On November 4, she will participate in oral arguments in a case, Fulton v. Philadelphia, which will review a lower court decision that held a Catholic foster care agency could not discriminate against same-sex couples. The conflict is a long-standing one and has implications beyond church-run organizations and foster care to commercial businesses.
Shortly after the election, on November 11, the Supreme Court will take up a case challenging the Affordable Care Act. And there are cases on the court's docket that Barrett could provide a necessary fourth vote to accept — involving the definition of "religion" in employment disputes and whether Title VII protections apply to the military, just to name two.
The National LGBT Bar Association issued a statement Monday night, saying, "Judge Barrett's record and words have shown that she will be a threat for LGBTQ+ rights, marriage equality, and health care on the Supreme Court."
Lambda Legal Defense and Education Fund called the vote "a dark day for our justice system and American democracy."
"Amy Coney Barrett deeply alarmed us during her confirmation hearings when she refused to say whether she believed cases that are the backbone of the legal rights of LGBTQ people — such as Lambda Legal's landmark case, Lawrence v. Texas, which decriminalized same-sex intimacy, and Obergefell v. Hodges, which legalized same-sex marriage — were correctly decided. We fear that all the progress we have made in recent years is now at risk," stated Lambda Legal.

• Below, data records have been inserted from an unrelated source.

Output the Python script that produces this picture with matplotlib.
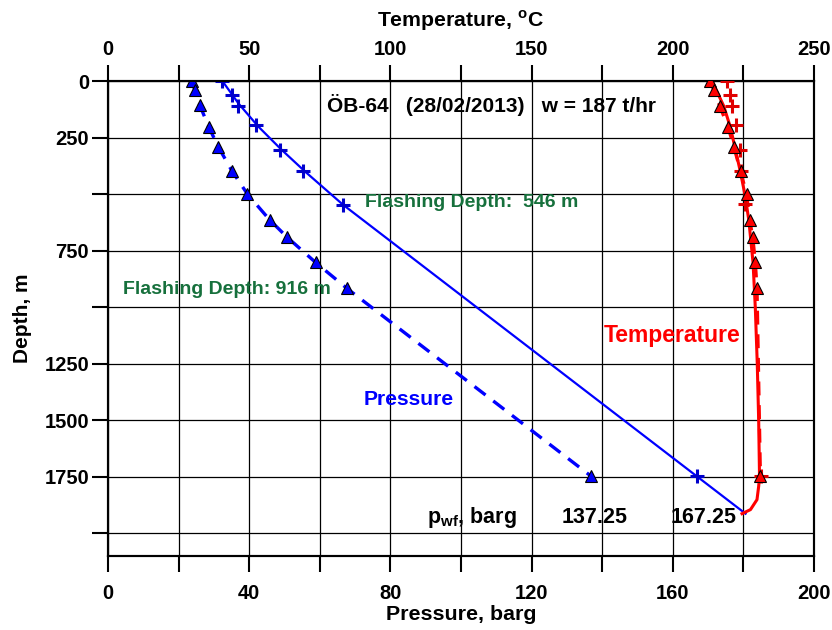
import numpy as np
import matplotlib.pyplot as plt
from matplotlib.ticker import MultipleLocator

plt.rcParams['font.family'] = ['Liberation Sans', 'DejaVu Sans']
plt.rcParams['font.weight'] = 'bold'
plt.rcParams['mathtext.fontset'] = 'custom'
plt.rcParams['mathtext.rm'] = 'Liberation Sans:bold'
plt.rcParams['mathtext.bf'] = 'Liberation Sans:bold'
plt.rcParams['lines.scale_dashes'] = False

# --- measured data (read from the chart) ---
# pressure, measured, well flowing (plus markers)
p_plus_depth = [0, 62, 110, 196, 306, 400, 546, 1748]
p_plus = [32.4, 35.1, 36.8, 41.8, 48.6, 55.2, 66.5, 166.9]
# pressure, second survey (triangles)
p_tri_depth = [0, 40, 107, 205, 290, 397, 500, 614, 690, 802, 917, 1748]
p_tri = [23.7, 24.6, 26.0, 28.6, 31.2, 35.1, 39.5, 45.8, 50.7, 58.8, 67.7, 136.9]

# pressure model line (solid)
p_line_depth = [0, 100, 200, 300, 400, 546, 1913]
p_line = [32.4, 37.0, 42.5, 48.9, 55.8, 66.5, 180.6]

# temperature measurements
t_tri_depth = [0, 40, 110, 205, 290, 400, 499, 614, 690, 802, 917, 1748]
t_tri = [213.3, 214.5, 216.6, 219.6, 221.6, 224.0, 226.1, 227.2, 228.3, 229.2, 229.8, 231.0]
t_plus_depth = [0, 62, 110, 196, 306, 400, 543, 1748]
t_plus = [219.2, 220.2, 221.0, 222.4, 223.7, 224.3, 225.7, 231.2]

# temperature model line (solid)
t_line_depth = [0, 110, 205, 400, 500, 614, 802, 1000, 1250, 1500, 1750, 1792, 1851, 1895, 1913]
t_line = [213.9, 218.0, 220.4, 223.9, 225.5, 226.9, 228.4, 229.2, 229.9, 230.4, 230.7, 230.4, 229.8, 227.5, 224.5]

depth_ticks = [0, 250, 500, 750, 1000, 1250, 1500, 1750, 2000]
depth_labels = ['0', '250', '', '750', '', '1250', '1500', '1750', '']

green = '#16703C'

fig = plt.figure(figsize=(8.32, 6.3), dpi=100)
ax = fig.add_axes([0.1298, 0.1175, 0.8486, 0.7539])
ax2 = ax.twiny()

ax.set_xlim(0, 200)
ax.set_ylim(2100, 0)
ax2.set_xlim(0, 250)

# grid
ax.xaxis.set_major_locator(MultipleLocator(40))
ax.xaxis.set_minor_locator(MultipleLocator(20))
ax.set_yticks(depth_ticks)
ax.set_yticklabels(depth_labels)
ax.grid(True, which='both', axis='x', color='black', lw=0.9)
ax.grid(True, which='major', axis='y', color='black', lw=0.9)
ax.set_axisbelow(True)

ax2.xaxis.set_major_locator(MultipleLocator(50))
ax2.xaxis.set_minor_locator(MultipleLocator(25))

for a in (ax, ax2):
    a.tick_params(which='both', direction='out', length=11.5, width=1.5, labelsize=14.5)
    for s in a.spines.values():
        s.set_linewidth(1.5)
ax.tick_params(axis='y', pad=2)
ax.tick_params(axis='x', pad=9)
ax2.tick_params(axis='x', pad=4.7)

# pressure
ax.plot(p_line, p_line_depth, color='blue', lw=1.6, zorder=3)
ax.plot(p_tri, p_tri_depth, color='blue', lw=2.4, dashes=(10, 7), zorder=3)
ax.plot(p_plus, p_plus_depth, ls='none', marker='+', ms=10, mew=2.2, color='#0000CC', zorder=4)
ax.plot(p_tri, p_tri_depth, ls='none', marker='^', ms=9, mfc='blue', mec='black', mew=0.8, zorder=4)

# temperature on top axis
ax2.plot(t_line, t_line_depth, color='red', lw=2.2, zorder=3)
ax2.plot(t_tri, t_tri_depth, color='red', lw=2.4, dashes=(10, 7), zorder=3)
ax2.plot(t_plus, t_plus_depth, ls='none', marker='+', ms=10, mew=2.2, color='#E00000', zorder=4)
ax2.plot(t_tri, t_tri_depth, ls='none', marker='^', ms=9, mfc='red', mec='black', mew=0.8, zorder=4)

ax.set_xlabel('Pressure, barg', fontsize=15.4, fontweight='bold', labelpad=1)
ax.set_ylabel('Depth, m', fontsize=15, fontweight='bold', labelpad=9)
ax2.set_xlabel(r'Temperature, $^{\mathbf{o}}$C', fontsize=15.3, fontweight='bold', labelpad=9)

ax.text(61.9, 106, 'ÖB-64   (28/02/2013)   w = 187 t/hr', fontsize=15, ha='left', va='center')
ax.text(72.7, 539, 'Flashing Depth:  546 m', fontsize=14, color=green, ha='left', va='center')
ax.text(4.2, 923, 'Flashing Depth: 916 m', fontsize=14, color=green, ha='left', va='center')
ax.text(159.7, 1126, 'Temperature', fontsize=16.5, color='red', ha='center', va='center')
ax.text(85.1, 1409, 'Pressure', fontsize=15.2, color='blue', ha='center', va='center')
ax.text(90.5, 1930, r'p$_{\mathbf{wf}}$, barg', fontsize=15.5, ha='left', va='center')
ax.text(128.6, 1930, '137.25', fontsize=15.5, ha='left', va='center')
ax.text(159.4, 1930, '167.25', fontsize=15.5, ha='left', va='center')

fig.savefig('out.png', dpi=100)
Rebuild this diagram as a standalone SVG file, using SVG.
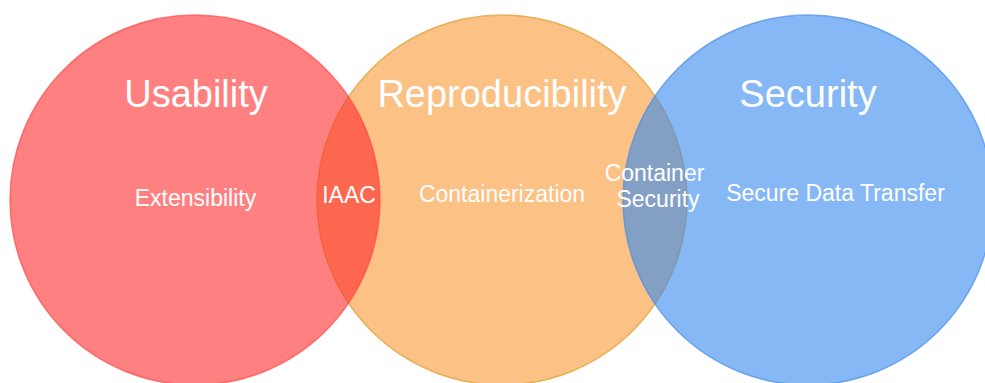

One of the Senate's independent members, Angus King of Maine, gave a floor speech suggesting strongly that, once the Democrats take the majority, Republicans should expect they, too, will break rules around the nomination and confirmation of justices.
Collins was the lone Republican vote against Barrett, even though Senator Lisa Murkowski of Alaska (R) had vowed last month not to vote to confirm. Collins' reelection this year has been in jeopardy since she strongly supported the confirmation of Brett Kavanaugh in 2018.